◆ WHAT YOU WILL DO
Please copy out exactly, and only, the lines between the line with "Emit a web page" and the line with "const yStep = 0.2;", both included. Pictures are to be omitted.

◆ DATASET

>> Begin

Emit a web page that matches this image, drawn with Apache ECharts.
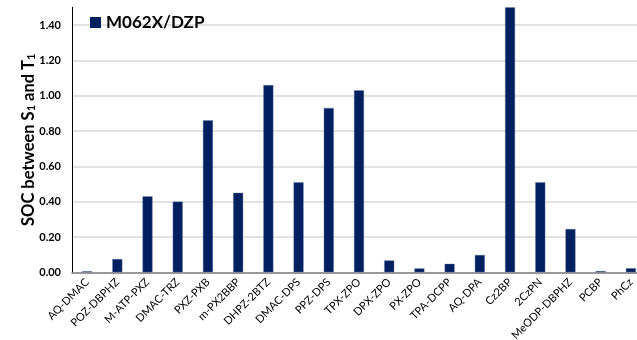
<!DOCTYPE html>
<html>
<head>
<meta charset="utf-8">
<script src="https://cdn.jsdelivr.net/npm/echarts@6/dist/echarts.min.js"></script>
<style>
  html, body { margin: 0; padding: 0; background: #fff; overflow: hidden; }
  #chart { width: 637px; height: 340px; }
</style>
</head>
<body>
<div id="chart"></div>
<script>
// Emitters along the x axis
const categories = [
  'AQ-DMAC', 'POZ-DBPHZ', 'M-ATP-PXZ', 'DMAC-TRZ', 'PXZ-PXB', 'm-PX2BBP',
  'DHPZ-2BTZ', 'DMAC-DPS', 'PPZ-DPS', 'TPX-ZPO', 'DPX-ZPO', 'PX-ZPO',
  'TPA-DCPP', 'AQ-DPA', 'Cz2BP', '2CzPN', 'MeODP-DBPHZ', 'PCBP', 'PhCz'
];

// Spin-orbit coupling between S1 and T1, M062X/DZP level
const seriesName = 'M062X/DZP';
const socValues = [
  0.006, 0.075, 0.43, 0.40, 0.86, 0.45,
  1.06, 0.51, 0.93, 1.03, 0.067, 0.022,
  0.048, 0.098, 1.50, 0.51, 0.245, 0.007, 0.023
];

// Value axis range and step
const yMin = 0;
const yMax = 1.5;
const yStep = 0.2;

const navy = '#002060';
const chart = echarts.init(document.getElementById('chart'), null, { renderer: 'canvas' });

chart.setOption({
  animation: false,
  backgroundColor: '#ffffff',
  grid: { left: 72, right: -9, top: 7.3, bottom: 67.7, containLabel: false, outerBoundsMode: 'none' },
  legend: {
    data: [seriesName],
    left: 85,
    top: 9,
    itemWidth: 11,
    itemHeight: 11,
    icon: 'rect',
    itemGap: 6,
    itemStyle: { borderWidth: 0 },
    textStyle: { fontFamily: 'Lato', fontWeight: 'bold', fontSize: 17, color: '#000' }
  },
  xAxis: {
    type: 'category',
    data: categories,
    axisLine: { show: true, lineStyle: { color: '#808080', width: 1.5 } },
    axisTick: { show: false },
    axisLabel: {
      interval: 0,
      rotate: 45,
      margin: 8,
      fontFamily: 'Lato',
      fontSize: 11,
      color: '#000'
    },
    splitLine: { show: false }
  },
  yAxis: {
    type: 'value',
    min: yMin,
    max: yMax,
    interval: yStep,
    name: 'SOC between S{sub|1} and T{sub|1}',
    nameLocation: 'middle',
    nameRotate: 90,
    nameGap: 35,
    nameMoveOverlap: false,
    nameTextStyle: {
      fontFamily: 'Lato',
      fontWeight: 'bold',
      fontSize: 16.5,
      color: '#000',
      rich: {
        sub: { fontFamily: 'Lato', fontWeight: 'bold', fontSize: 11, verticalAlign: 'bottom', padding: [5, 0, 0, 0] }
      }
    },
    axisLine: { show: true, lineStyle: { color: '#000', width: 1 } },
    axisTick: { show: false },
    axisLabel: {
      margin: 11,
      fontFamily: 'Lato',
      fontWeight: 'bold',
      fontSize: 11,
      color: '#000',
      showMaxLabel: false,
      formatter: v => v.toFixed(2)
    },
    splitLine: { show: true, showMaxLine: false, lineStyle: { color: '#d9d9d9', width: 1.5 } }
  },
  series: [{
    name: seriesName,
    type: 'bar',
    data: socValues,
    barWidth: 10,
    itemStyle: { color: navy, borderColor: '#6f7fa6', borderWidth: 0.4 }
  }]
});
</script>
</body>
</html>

>> End
>> Begin

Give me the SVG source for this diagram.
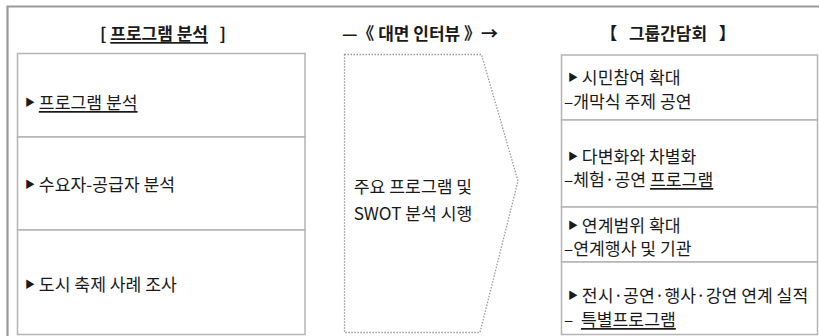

>> End
>> Begin

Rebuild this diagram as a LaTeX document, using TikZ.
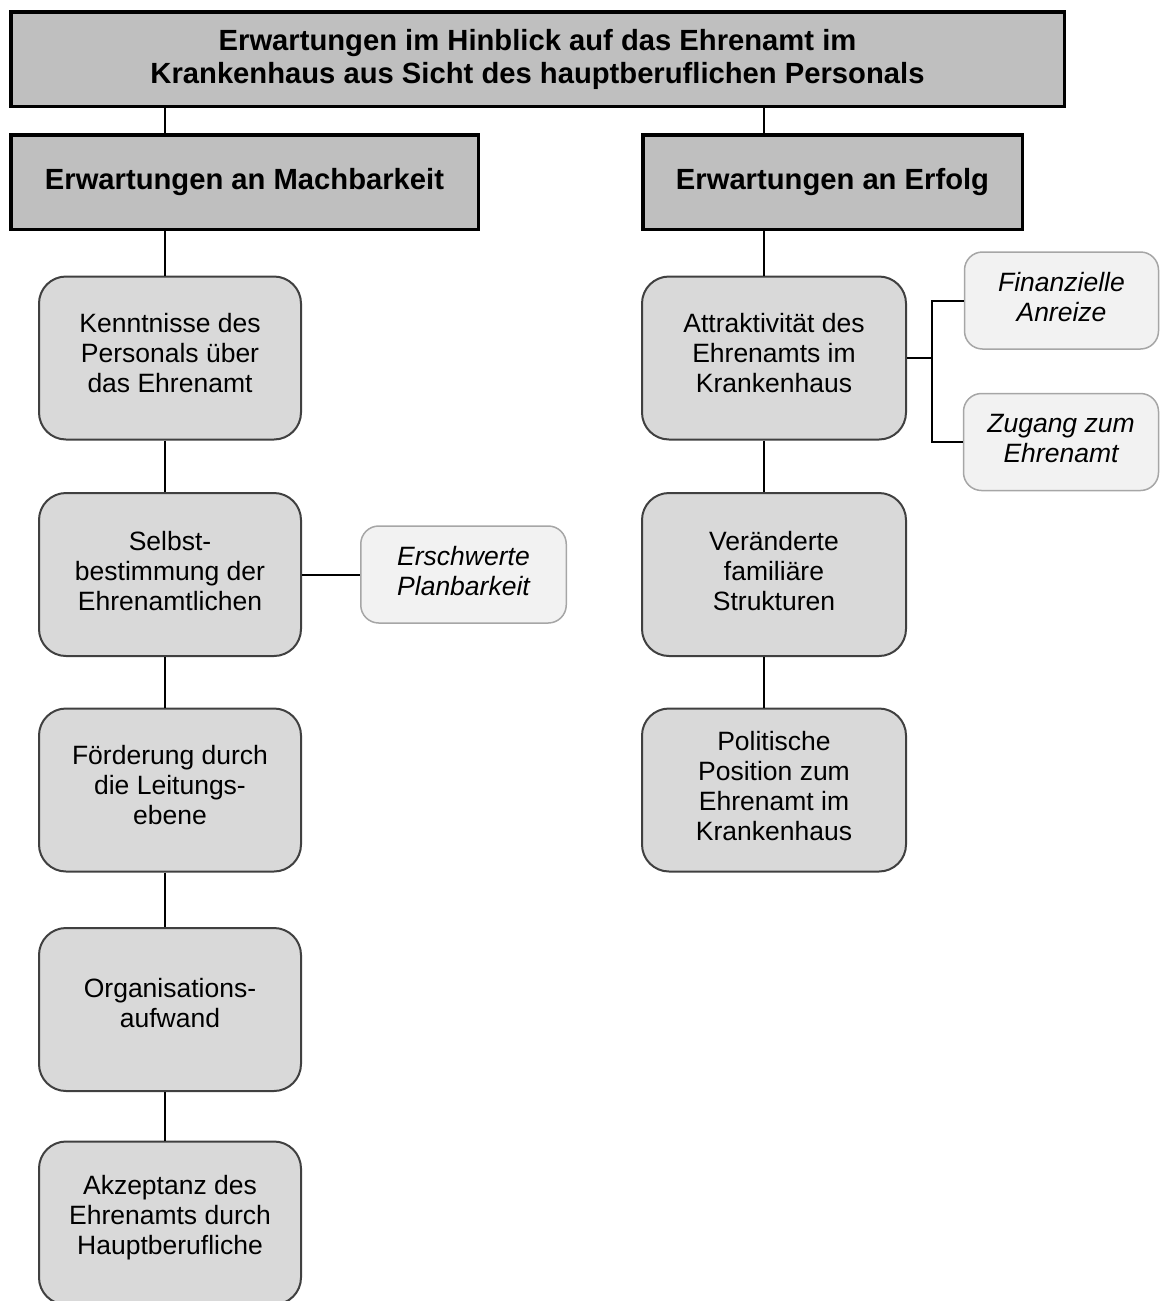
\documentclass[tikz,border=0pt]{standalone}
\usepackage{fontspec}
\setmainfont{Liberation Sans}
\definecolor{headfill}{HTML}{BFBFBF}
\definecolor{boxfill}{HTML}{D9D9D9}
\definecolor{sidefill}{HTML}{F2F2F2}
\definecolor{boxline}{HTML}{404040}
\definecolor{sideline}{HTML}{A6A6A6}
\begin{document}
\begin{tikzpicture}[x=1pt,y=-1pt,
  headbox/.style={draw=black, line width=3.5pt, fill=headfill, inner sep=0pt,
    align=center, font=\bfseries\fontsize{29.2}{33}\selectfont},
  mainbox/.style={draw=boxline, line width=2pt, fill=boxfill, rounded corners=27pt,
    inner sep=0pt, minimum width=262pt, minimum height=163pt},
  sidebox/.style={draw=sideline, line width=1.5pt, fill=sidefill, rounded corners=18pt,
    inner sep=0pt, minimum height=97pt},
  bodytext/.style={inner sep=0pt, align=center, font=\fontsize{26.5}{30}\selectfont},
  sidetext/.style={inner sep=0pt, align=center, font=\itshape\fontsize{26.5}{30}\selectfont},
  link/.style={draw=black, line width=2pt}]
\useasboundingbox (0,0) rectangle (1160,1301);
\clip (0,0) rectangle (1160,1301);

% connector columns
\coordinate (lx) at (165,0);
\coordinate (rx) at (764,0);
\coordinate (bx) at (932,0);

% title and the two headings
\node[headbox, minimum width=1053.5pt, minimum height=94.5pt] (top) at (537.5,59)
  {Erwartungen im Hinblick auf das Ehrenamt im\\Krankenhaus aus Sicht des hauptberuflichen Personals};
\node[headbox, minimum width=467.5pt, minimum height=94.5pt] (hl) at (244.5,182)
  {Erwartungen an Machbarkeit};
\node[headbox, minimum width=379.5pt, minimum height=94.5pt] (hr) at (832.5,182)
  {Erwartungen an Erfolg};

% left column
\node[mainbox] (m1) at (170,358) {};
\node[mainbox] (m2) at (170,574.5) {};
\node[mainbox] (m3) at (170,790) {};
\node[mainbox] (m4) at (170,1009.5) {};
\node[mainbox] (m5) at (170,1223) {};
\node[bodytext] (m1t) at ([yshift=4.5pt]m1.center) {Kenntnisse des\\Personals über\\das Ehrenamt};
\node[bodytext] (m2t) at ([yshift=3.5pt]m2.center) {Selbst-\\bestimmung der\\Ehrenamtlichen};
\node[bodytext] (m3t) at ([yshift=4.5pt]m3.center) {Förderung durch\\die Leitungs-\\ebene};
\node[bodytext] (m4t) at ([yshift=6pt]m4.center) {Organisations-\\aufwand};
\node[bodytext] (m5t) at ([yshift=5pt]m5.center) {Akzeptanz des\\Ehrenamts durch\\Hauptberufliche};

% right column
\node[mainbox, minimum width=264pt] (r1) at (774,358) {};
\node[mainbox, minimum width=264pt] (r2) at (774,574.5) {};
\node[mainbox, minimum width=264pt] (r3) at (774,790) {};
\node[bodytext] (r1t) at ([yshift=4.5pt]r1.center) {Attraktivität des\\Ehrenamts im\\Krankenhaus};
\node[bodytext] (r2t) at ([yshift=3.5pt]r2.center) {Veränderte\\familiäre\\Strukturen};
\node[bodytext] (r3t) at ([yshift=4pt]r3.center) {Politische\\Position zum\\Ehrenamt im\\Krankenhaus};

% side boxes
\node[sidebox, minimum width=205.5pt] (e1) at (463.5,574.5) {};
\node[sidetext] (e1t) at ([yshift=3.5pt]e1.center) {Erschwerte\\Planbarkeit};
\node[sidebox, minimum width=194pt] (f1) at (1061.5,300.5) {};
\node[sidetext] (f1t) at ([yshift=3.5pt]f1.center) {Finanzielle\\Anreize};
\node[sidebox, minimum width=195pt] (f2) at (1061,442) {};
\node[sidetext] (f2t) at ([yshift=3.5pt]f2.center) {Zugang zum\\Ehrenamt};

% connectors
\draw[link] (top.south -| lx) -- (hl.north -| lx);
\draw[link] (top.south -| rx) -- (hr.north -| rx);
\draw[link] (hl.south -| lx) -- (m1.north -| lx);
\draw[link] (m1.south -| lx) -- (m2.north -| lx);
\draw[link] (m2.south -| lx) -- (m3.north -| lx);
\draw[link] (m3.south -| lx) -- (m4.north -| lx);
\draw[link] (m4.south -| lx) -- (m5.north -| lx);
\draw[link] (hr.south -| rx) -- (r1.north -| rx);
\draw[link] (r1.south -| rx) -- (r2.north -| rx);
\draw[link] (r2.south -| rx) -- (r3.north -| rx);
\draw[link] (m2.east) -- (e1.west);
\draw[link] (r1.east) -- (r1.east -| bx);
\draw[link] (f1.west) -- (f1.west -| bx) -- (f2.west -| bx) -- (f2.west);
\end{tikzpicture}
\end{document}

>> End

◆ CORRECT ANSWER
Emit a web page that matches this image, drawn with Apache ECharts.
<!DOCTYPE html>
<html>
<head>
<meta charset="utf-8">
<script src="https://cdn.jsdelivr.net/npm/echarts@6/dist/echarts.min.js"></script>
<style>
  html, body { margin: 0; padding: 0; background: #fff; overflow: hidden; }
  #chart { width: 637px; height: 340px; }
</style>
</head>
<body>
<div id="chart"></div>
<script>
// Emitters along the x axis
const categories = [
  'AQ-DMAC', 'POZ-DBPHZ', 'M-ATP-PXZ', 'DMAC-TRZ', 'PXZ-PXB', 'm-PX2BBP',
  'DHPZ-2BTZ', 'DMAC-DPS', 'PPZ-DPS', 'TPX-ZPO', 'DPX-ZPO', 'PX-ZPO',
  'TPA-DCPP', 'AQ-DPA', 'Cz2BP', '2CzPN', 'MeODP-DBPHZ', 'PCBP', 'PhCz'
];

// Spin-orbit coupling between S1 and T1, M062X/DZP level
const seriesName = 'M062X/DZP';
const socValues = [
  0.006, 0.075, 0.43, 0.40, 0.86, 0.45,
  1.06, 0.51, 0.93, 1.03, 0.067, 0.022,
  0.048, 0.098, 1.50, 0.51, 0.245, 0.007, 0.023
];

// Value axis range and step
const yMin = 0;
const yMax = 1.5;
const yStep = 0.2;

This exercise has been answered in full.